MEN zamierza przetrzymać nauczycieli w szkołach oferując im po 10 latach pracy dwumiesięczne wynagrodzenie, po 15 latach pracy  trzymiesięczne wynagrodzenie, a po 20 latach pracy sześciomiesięczne wynagrodzenie w ramach nagrody jubileuszowej. Jednorazowo! To nie będą tak wysokie podwyżki ich uposażeń. Po 45 latach mieliby otrzymać trzystuprocentowe miesięczne wynagrodzenie. 

Rzeczywiście, jest to propozycja dla kadr, które już raczej i tak nie zmienią miejsca pracy. Jak podaje Karolina Nowakowska z "Gazety Prawnej": "W grupie wiekowej 51-60 lat pracuje aż 172 640 nauczycielek, które stanowią 23 proc. ogółu nauczycieli w Polsce. Z kolei 13 457 to liczba nauczycieli, którzy mają co najmniej 61 lat". Co tak naprawdę uratowali seniorzy? Przede wszystkim uratowali własne życie, bo ich emerytury są bardzo niskie.              

Rząd otrzymał środki unijne w ramach KPO, których część przekierował na rzekomą reformę edukacji szkolnej. Pieniądze trzeba szybko zakontraktować i wydać, toteż nie ma znaczenia, że będą spożytkowane znowu konsumpcyjnie, a więc przez tych, którzy już uczestniczą w pozorowanej, doraźnej zmianie podstaw programowych kształcenia ogólnego tak, jakby rzeczywiście miało to świadczyć o poważnej  a koniecznej zmianie w polskim systemie szkolnym. 

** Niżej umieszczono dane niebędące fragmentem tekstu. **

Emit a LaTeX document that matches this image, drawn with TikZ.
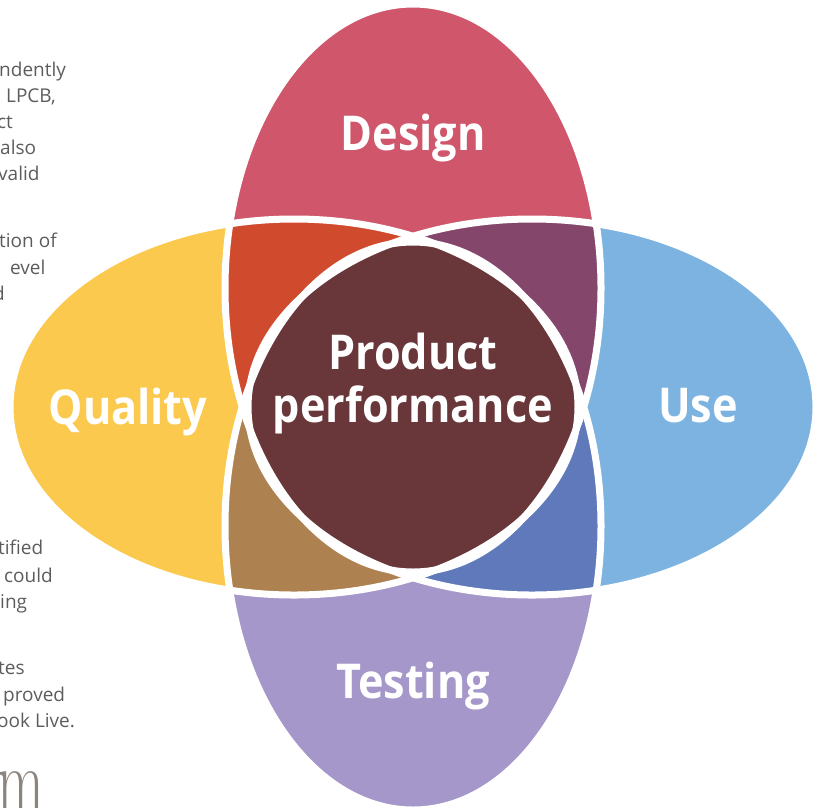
\documentclass[tikz,border=0pt]{standalone}
\usepackage{fontspec}
\newfontfamily\osans{Open Sans}
\definecolor{cD}{HTML}{D0566B}
\definecolor{cQ}{HTML}{FBC94D}
\definecolor{cU}{HTML}{7DB3E0}
\definecolor{cT}{HTML}{A597C9}
\definecolor{cDQ}{HTML}{D04B2E}
\definecolor{cDU}{HTML}{84476B}
\definecolor{cQT}{HTML}{AE8150}
\definecolor{cUT}{HTML}{5F79BB}
\definecolor{cC}{HTML}{693639}
\definecolor{cTxt}{HTML}{5C5C5C}
\definecolor{cM}{HTML}{8C847E}
\tikzset{
  lab/.style={text=white, font=\osans\bfseries\fontsize{48}{53}\selectfont, inner sep=0pt, anchor=base, xscale=0.9},
  side/.style={text=cTxt, font=\osans\fontsize{19}{20}\selectfont, inner sep=0pt, anchor=base west},
  ring/.style={draw=white, line width=7pt}
}
\def\Dpath{(413,288) ellipse [x radius=188pt, y radius=284pt]}
\def\Tpath{(413,526) ellipse [x radius=188pt, y radius=284pt]}
\def\Qpath{(294,407) ellipse [x radius=284pt, y radius=188pt]}
\def\Upath{(532,407) ellipse [x radius=284pt, y radius=188pt]}
\begin{document}
\begin{tikzpicture}[x=1pt,y=-1pt]
\useasboundingbox (0,0) rectangle (821,807);
% side text fragments
\node[side] (s1) at (-1,76) {ndently};
\node[side] (s2) at (6,102) {LPCB,};
\node[side] (s3) at (-3,128) {ct};
\node[side] (s4) at (0,154) {also};
\node[side] (s5) at (-2,180) {valid};
\node[side] (s6) at (-1,247) {tion of};
\node[side] (s7) at (10,274) {evel};
\node[side] (s8) at (-7,300) {d};
\node[side] (s9) at (-2,554) {tified};
\node[side] (s10) at (4,582) {could};
\node[side] (s11) at (0,608) {ing};
\node[side] (s12) at (-2,674) {tes};
\node[side] (s13) at (3,701) {proved};
\node[side] (s14) at (-3,727) {ook Live.};
\node[text=cM, font=\fontsize{98}{98}\selectfont, inner sep=0pt, anchor=base west, xscale=0.62] (bigm) at (-3,814) {m};
% base ellipses
\fill[cD] \Dpath;
\fill[cT] \Tpath;
\fill[cQ] \Qpath;
\fill[cU] \Upath;
% pairwise overlaps
\begin{scope}\clip \Dpath; \fill[cDQ] \Qpath; \end{scope}
\begin{scope}\clip \Dpath; \fill[cDU] \Upath; \end{scope}
\begin{scope}\clip \Tpath; \fill[cQT] \Qpath; \end{scope}
\begin{scope}\clip \Tpath; \fill[cUT] \Upath; \end{scope}
% centre
\begin{scope}\clip \Dpath; \clip \Tpath; \clip \Qpath; \fill[cC] \Upath; \end{scope}
% white outlines
\path[ring] \Dpath;
\path[ring] \Tpath;
\path[ring] \Qpath;
\path[ring] \Upath;
% labels
\node[lab] (design) at (413,150) {Design};
\node[lab] (testing) at (413,698) {Testing};
\node[lab] (quality) at (128,424) {Quality};
\node[lab] (use) at (698,422) {Use};
\node[lab] (prod) at (413,369) {Product};
\node[lab] (perf) at (413,422) {performance};
\end{tikzpicture}
\end{document}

Kto będzie realizował te zmiany? W jednej trzeciej stanu kadr oświatowych mają to czynić osoby w wieku emerytalnym. Już widzę ten ich zapał, zachwyt, zaangażowanie, poszukiwanie nowych metod, form, środków pracy dydaktycznej z dziećmi i młodzieżą zamykaną w klatach systemu klasowo-lekcyjnego. Dyrektorzy IBE - PIB słusznie twierdzą, że czeka nas "luka wdrożeniowa". Czy to asekuracja przed kolejną klapą?